In practical coding interviews or software development, awareness of tree height guides decisions on traversal choice to ensure both time and space efficiency. Moreover, height-aware algorithms might prune traversals early if certain depth thresholds are reached, saving computation time in specific use cases like searching for certain values or pattern matching.

The height of a binary tree not only shapes the theoretical complexity but has clear consequences in real-world computing, influencing how quickly and efficiently data structures respond.

Understanding tree height helps you evaluate algorithm performance realistically, design better data structures, and write robust code especially when scalability matters.

Variations in Height for Different Types of Binary Trees

The height of a binary tree varies significantly depending on its structure. Understanding these variations helps in designing efficient algorithms and choosing the right data structures for specific tasks. Different types of binary trees exhibit unique height characteristics that impact their performance in search, insertions, and traversals.

Height in Balanced Binary Trees

Balanced binary trees maintain their height as low as possible relative to the number of nodes. This balance ensures that operations like search, insertion, and deletion run efficiently, generally in logarithmic time. The key characteristic is that the height difference between left and right subtrees of any node remains within a small margin, preventing the tree from leaning heavily to one side.

For example, AVL trees and Red-Black trees are popular balanced binary trees used in many practical applications such as database indexing and memory management. They guarantee that the tree height stays close to log₂ n, where n is the number of nodes. This prevents worst-case scenarios that can slow down operations drastically. For instance, in large-scale indexing engines like those in search engines or e-commerce platforms, such trees maintain quick data retrieval even when handling millions of entries.

Examples: AVL and Red-Black Trees

AVL trees strictly maintain balance by ensuring the height difference of subtrees is at most one. This strictness offers very fast lookup times but demands more restructuring during insertions and deletions. Red-Black trees, on the other hand, allow a bit more flexibility with balancing, making them faster to update while still keeping the height roughly logarithmic.

Both these trees demonstrate how height control improves overall performance. In file systems or databases, where frequent insertions and deletions happen, balancing ensures consistent speed. They also adapt well when data is skewed or dynamically changing, unlike simple binary search trees that might degrade quickly.
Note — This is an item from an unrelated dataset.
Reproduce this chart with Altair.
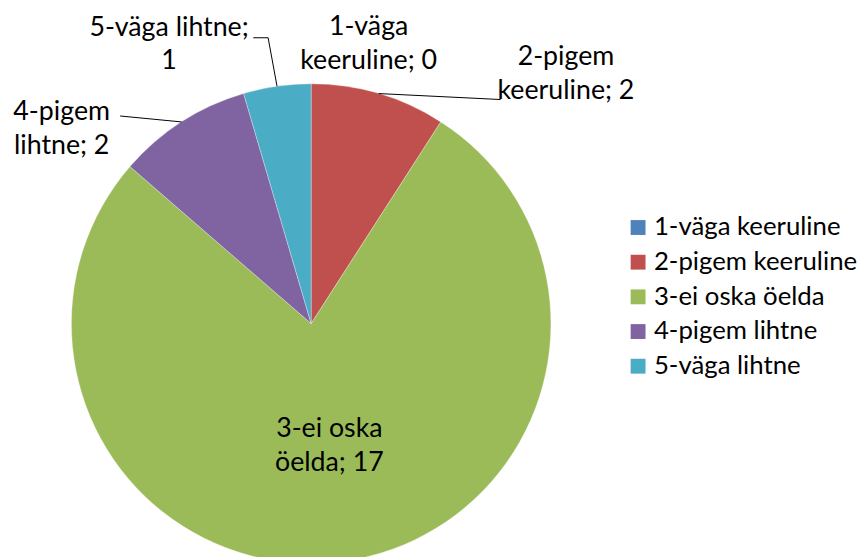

Height in Skewed and Complete Binary Trees

Skewed binary trees represent the extreme where all nodes are arranged in a single line, resembling a linked list. This causes the height to become equal to the number of nodes, making operations like search and insert cost linear time. Such unbalanced trees can result from sorted input data being inserted into a basic binary search tree without any balancing. They are particularly inefficient for large datasets.

Complete and perfect binary trees, meanwhile, maintain minimal height. A complete tree is fully filled except possibly the last level, which fills from left to right. Perfect binary trees are completely filled at all levels. The height of these trees is always close to log₂ n, offering fast operations due to balanced structure.

The height of the tree directly influences its performance. Regularly used balanced trees avoid the pitfalls of skewed trees by maintaining controlled heights, critical for large-scale systems.

In applications like heap implementations for priority queues, complete binary trees provide a structured, height-efficient approach that supports quick insertions and removals, usually in logarithmic time. Understanding these variations helps you pick the right tree type depending on your use case and performance needs.

Practical Applications and Challenges Related to Tree Height

Use Cases in Computing and Software Design

Database indexing plays a critical role in speeding up data retrieval. Binary trees, particularly balanced ones like B-trees, underpin many indexing methods. When the height of these trees stays low, searches become faster because fewer comparisons are needed to find a record. For example, in large-scale databases of banks or e-commerce platforms like Flipkart, keeping the tree height minimal ensures quick lookup and update times, improving the overall user experience.

If the tree becomes tall due to imbalanced insertions, search operations can degrade to linear performance, making database queries sluggish. Maintaining a controlled height is thus essential to achieve efficient indexing.

Memory management also benefits from understanding tree height. Trees with excessive height consume more stack memory during recursive operations, leading to potential stack overflow issues. In embedded systems or applications running on limited-resource devices, such as IoT sensors or mobile apps, managing the height keeps memory usage optimal.

Moreover, balanced trees help avoid wasted space from unnecessary nodes and keep cache usage efficient. This aspect is particularly relevant in software dealing with real-time data processing, where both speed and memory footprint matter for responsiveness.

Challenges Posed by Height in Large Data Sets

Performance bottlenecks often arise when the binary tree grows tall and uneven. For instance, skewed trees behave like linked lists, where search and insertion times deteriorate from O(log n) to O(n). This slowdown impacts applications that handle millions of records daily, such as stock market transaction databases or user activity logs.

Beyond software delays, these bottlenecks can lead to increased server load and a poor experience during peak times, especially when real-time responses are expected.

Techniques to maintain optimal height focus on balancing the tree to keep operations efficient. Self-balancing trees like AVL and Red-Black trees automatically restructure themselves after insertions and deletions to keep height low.

Other methods include using level order insertion in complete binary trees or periodically rebuilding trees during maintenance windows. These approaches are vital in systems like memory indexing or search engines, where consistent speed is necessary despite frequent updates.

Keeping the height of binary trees within optimal bounds is key to ensuring fast, reliable performance, especially under heavy data loads typical in Indian IT and finance sectors.

In summary, understanding and managing the height of a binary tree is fundamental to optimising database indexing, memory use, and system performance, particularly when dealing with large data sets that demand scalability and efficiency.